How to Run a Marathon

Tapering

On race day, it is necessary to be as strong as possible. You want to be able to maximize all the workouts of the previous months. The goal is to push your boundaries beyond the day to day workouts. One technique for doing this is to use the concept of tapering. Tapering is a period of time that allows the body to recover fully from all the hard work, balanced with workouts for keeping sharp. It is a way to maximize the full strength of your body.

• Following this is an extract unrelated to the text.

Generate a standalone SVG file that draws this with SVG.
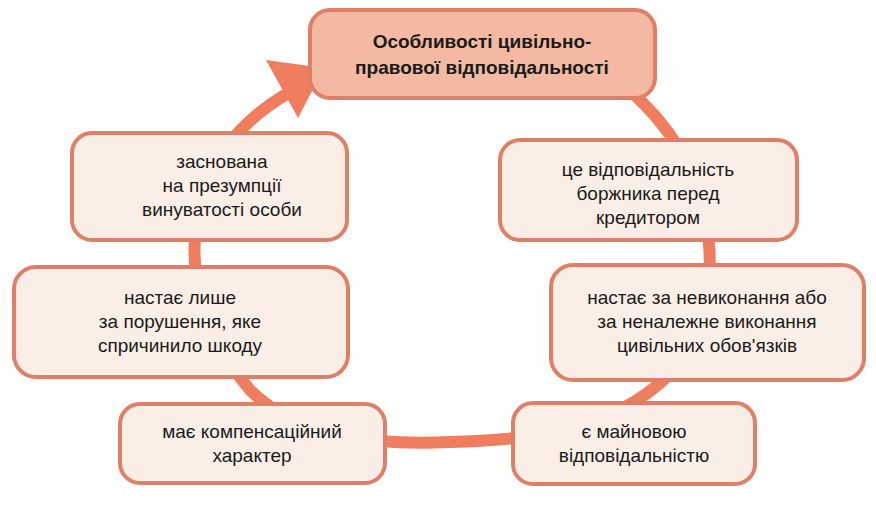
<svg xmlns="http://www.w3.org/2000/svg" width="876" height="508" viewBox="0 0 876 508">
<style>
.n rect{fill:#fbeee7;stroke:#df7f66;stroke-width:4}
.t{font-family:"Liberation Sans",Arial,sans-serif;font-size:19px;fill:#1a1a1a;text-anchor:middle}
</style>
<rect width="876" height="508" fill="#ffffff"/>
<g id="connectors" fill="none" stroke="#ef7d5e" stroke-width="12">
<path d="M290,92 C250,115 215,150 200,200 C185,270 200,330 250,390 C300,440 380,445 450,442 C560,440 640,420 690,350 C720,290 715,210 680,150 C665,125 650,110 635,95"/>
<polygon points="266,60 324,68 298,118" fill="#ef7d5e" stroke="none"/>
</g>
<g id="top" class="n"><rect x="310" y="10" width="345" height="88" rx="20" style="fill:#f4b9a2"/>
<text class="t" x="482" y="48" font-weight="bold" font-size="20">Особливості цивільно-</text>
<text class="t" x="482" y="74" font-weight="bold" font-size="20">правової відповідальності</text></g>
<g id="l1" class="n"><rect x="72" y="133" width="275" height="107" rx="20"/>
<text class="t" x="222" y="168">заснована</text><text class="t" x="222" y="192">на презумпції</text><text class="t" x="222" y="216">винуватості особи</text></g>
<g id="l2" class="n"><rect x="14" y="267" width="334" height="110" rx="22"/>
<text class="t" x="180" y="304">настає лише</text><text class="t" x="180" y="328">за порушення, яке</text><text class="t" x="180" y="352">спричинило шкоду</text></g>
<g id="l3" class="n"><rect x="120" y="404" width="265" height="79" rx="20"/>
<text class="t" x="252" y="438">має компенсаційний</text><text class="t" x="252" y="462">характер</text></g>
<g id="r1" class="n"><rect x="500" y="140" width="297" height="100" rx="20"/>
<text class="t" x="648" y="176">це відповідальність</text><text class="t" x="648" y="200">боржника перед</text><text class="t" x="648" y="224">кредитором</text></g>
<g id="r2" class="n"><rect x="551" y="265" width="313" height="115" rx="22"/>
<text class="t" x="707" y="304">настає за невиконання або</text><text class="t" x="707" y="328">за неналежне виконання</text><text class="t" x="707" y="352">цивільних обов'язків</text></g>
<g id="r3" class="n"><rect x="513" y="403" width="242" height="81" rx="20"/>
<text class="t" x="634" y="438">є майновою</text><text class="t" x="634" y="462">відповідальністю</text></g>
</svg>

The general rule of thumb is the more important the race, the more time the taper will last. Using 10k track runners as an example, during the beginning of the season they may be racing at least once a week. Other than the day before the race where they run a relaxed run they may not do any tapering. They will continue to do full workouts for the rest of the week. During mid-season, they may reduce the mileage or take Additional days off for an important event. Near the end of the season when the most prestigious races occur, they will start eliminating all hard workouts and reducing mileage in the two weeks prior to the big events.

The concept is the same for marathoners. As the race approaches, it is necessary to back off in the intensity and reduce overall mileage. Assuming this marathon is the peak of the season it is best to start tapering two weeks prior to the race. If there are any light injuries that are not fully healed, or your legs are just feeling dead, then add another week to the taper.

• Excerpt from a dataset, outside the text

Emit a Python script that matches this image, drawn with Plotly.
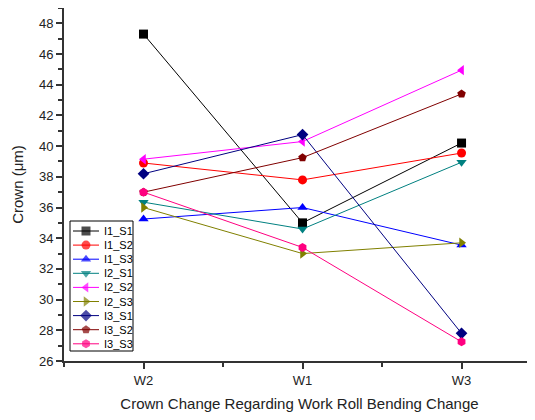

2 weeks prior to the race, there will a small reduction in the mileage and the intensity of the hard workouts will dramatically decrease. For advance runners, there is a delicate balance between freshening the legs and keeping sharp. In the week prior to the race the mileage is now reduced dramatically. For some, this reduction should be at least 50% of your total mileage. The intensity of the hard workouts is all but eliminated.

There is an emotional component to tapering that should be addressed. With a strong reduction in the overall intensity of the workouts, the body will essentially go through withdrawals. It is extremely easy to find yourself getting edgy. As the race approaches, one can find themselves bouncing off the walls in the proverbial sense. This is also because adrenaline is starting to go through the body in preparation of the event. It is necessary to acknowledge this is a component of racing that one just has to ride through. This is actually a healthy thing as the body is preparing for the battle ahead. There are some truly primal aspects that are helping the body prepare for the event. This is undoubtedly the time to practice going with the flow. It is best to try mitigate all potential land mines in advance. Give yourself more time than normal for everything, whether it is going to the airport, the Pre-race expo, a restaurant or the start of the race. The object is to preserve as much as that pent up energy as possible.

Sharpening.


For the advance runners, there is another component to the tapering phase and that is called sharpening. Without sharpening, some runners will feel out of rhythm on the day of the race after a strong 2 weeks of tapering.
One way to combat this is to incorporate some very focused running in small portions of selected runs in the last couple of weeks leading up to the event. This will help one maintain both mental and physical sharpness. For example, in a ten mile run, 2 miles of the run may be at a focused pace well above race pace. It is important to shut down the pace before getting fatigued. Another example for the people that run track workouts is to scale the distance and the intensity down. It is till important to get up to speed. One should be very focused but at the same time relaxed.
This is counter intuitive for many, but I like to get a solid, (not hard) workout the day before. Just hard enough to give notice that it is time to run hard soon.
I also think it is important not to get to warped up in the expo or others way of needlessly spending your pent up energies such as exploring a new town or spending extra time going out with family and friends. Save this energy for the race











 The run the day before the race.

The general school of thought is to take this day off.  On a personal level, I have found  taking off the prior day to the day before the race and putting a solid run on the day before the race  provides more benifit. This run should be slightly harder than an easy run but short of a run that will fatigue the legs.  It is very important to have both a good warmup and a good cool down. This run will help shake out the cobwebs of the previous two week taper.